July 2018
Jenny Erpenbeck’s The End of Days: A whole World of Reasons

Jenny Erpenbeck’s The End of Days
Cover © Portobello books

Dominating literary shortlists and book club’s to-read lists, Kate Atkinson’s novel Life After Life was one of the standout books of 2013. Five years down the line, this wry, heart-wrenching, clear-sighted book continues to startle readers with its tale of a life lived many times.

The novel imagines the many possible lives (and deaths) of Ursula Todd, born into a stereotypically middle English family in 1910. Her lives are notably interwoven with the momentous events of the twentieth century: several versions see her fall victim to the Spanish Influenza of 1918, while in others she survives, later becoming a rescue worker during the Blitz, or a surprising friend to the notorious Eva Braun.

Remarkably, just one year earlier, a book with a very similar concept appeared in Germany: Jenny Erpenbeck’s The End of Days, which was published in English, translated by Susan Bernofsky, in 2014. Like Atkinson’s book, The End of Days considers the possible lives of a (this time unnamed) woman living through the milestones of the twentieth century. A remarkable and exciting book, The End of Days offers a fascinating counterpoint for British readers to Life After Life. Both are books about fate and chance, complicity and defiance.

Atkinson’s novel hones in on WW2 as the years which changed everything. The End of Days, however, offers a much more international, further reaching vision of the century. Born in a small town in Galicia in the early 1900s, Erpenbeck’s protagonist (in her various lives) grows up in Vienna, emigrates to Stalinist Moscow, and later becomes a successful writer in the German Democratic Republic. Poverty and prejudice are achingly present, at least in the first half of the book: food queues in post-WW1 Vienna last all night, and the spectre of the girl’s dead grandfather – killed long before her birth in a pogrom – shapes the course of her family’s lives.

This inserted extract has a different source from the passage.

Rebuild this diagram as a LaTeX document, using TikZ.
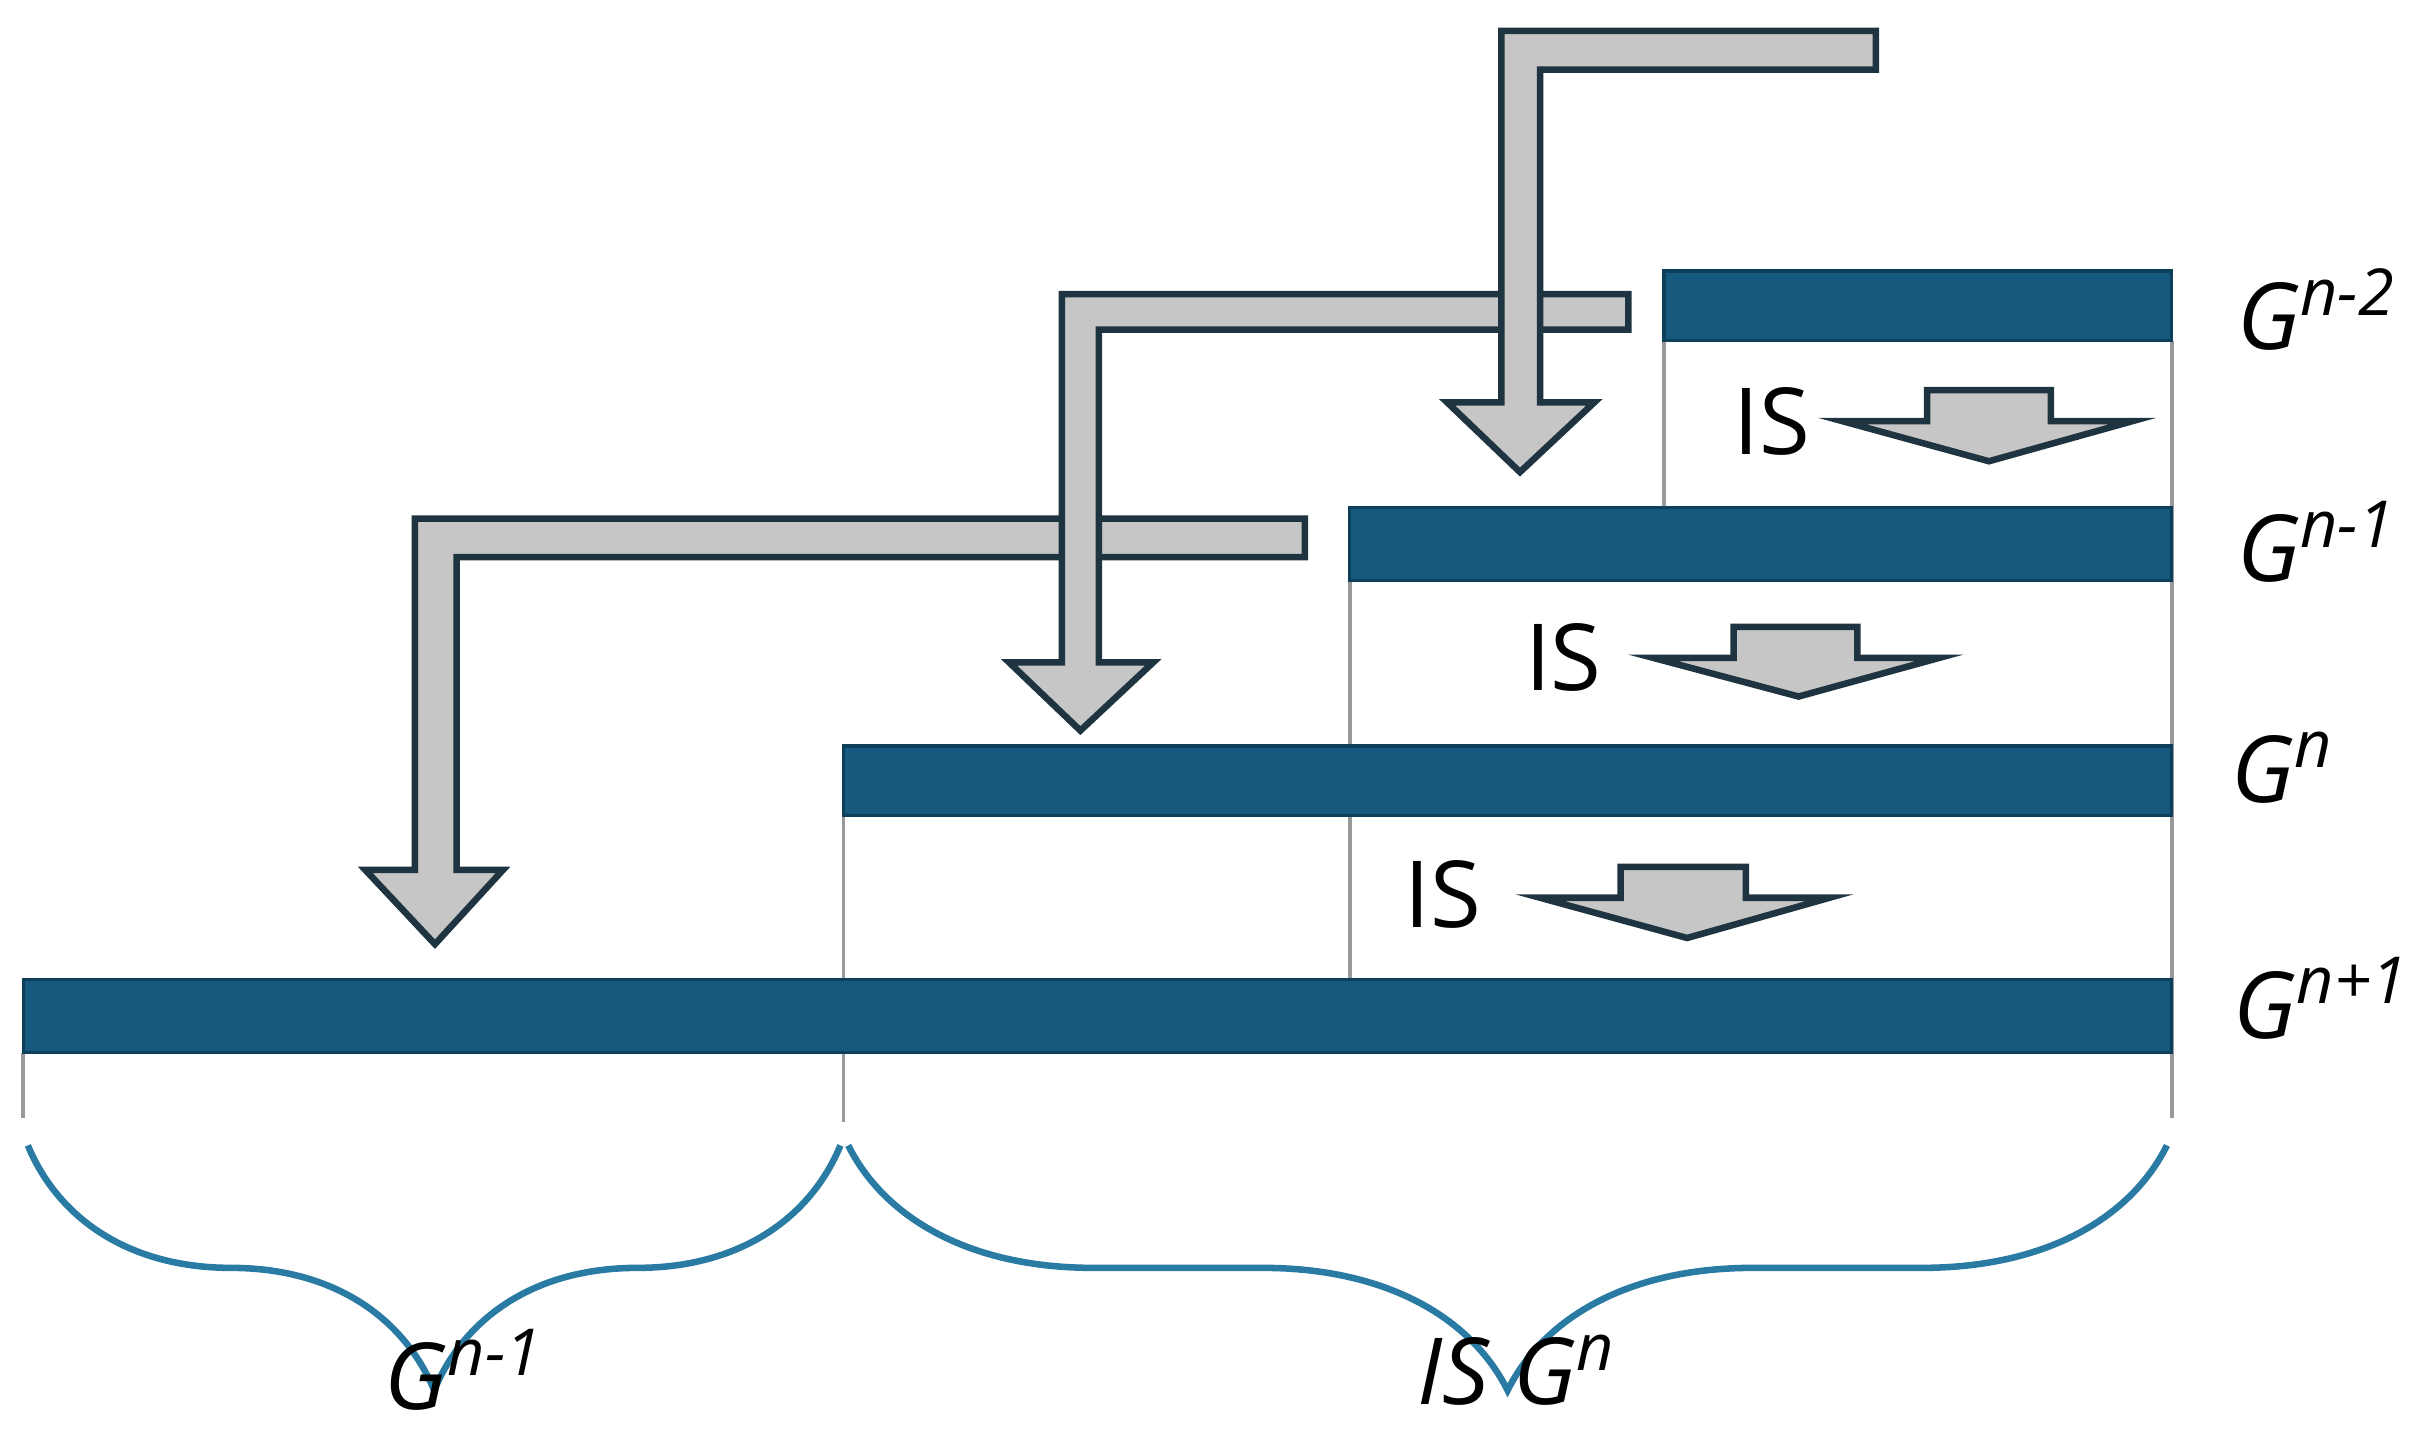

Erpenbeck’s protagonist is no passive victim though. It is hard not to cheer when, about to “return home empty-handed after hours of waiting [at the WW1 food lines], she felt such fury that she called on the other women to march on the Rathaus with her to complain, she’d waved her handkerchief in the air above her head like a flag, and sure enough, hundreds of desperate women fell into step behind her – a girl of only fourteen.” As the girl grows up, Erpenbeck also captures the excitement of Communism following these hard years, the thrill of the promise of a new, better world.

While Kate Atkinson grants Ursula a vague awareness of her other possible lives, which allows her to learn from and avoid mistakes made in other lives, Erpenbeck instead focuses beautifully on the vagaries of chance, recognising the many minute details which can change the course of a life: the choice to turn right instead of left at a junction, or the chance encounter with an old friend at a café. After the death of the protagonist as a young woman, she reminds us that:

“There was an entire world of reasons why her life had now reached its end, just as there was an entire world of reasons why she could and should remain alive.”

Susan Bernofksy has translated a number of Erpenbeck’s novels, and she really captures the alternating distance and intimacy with which the author regards her characters, and the musicality evoked by repetition. The latter is strengthened through the interweaving of fragments of other texts. Most striking, perhaps, are the use of the Jewish scriptures in Book 1, in which the protagonist dies as a baby, and the confessions and suspicions of different Soviet citizens in the section set in Moscow.

I won’t lie: this is hardly a joyful read, and it lacks the redemptive humour which brightens Life After Life. Nonetheless, it is exquisitely written: a remarkable, necessary book.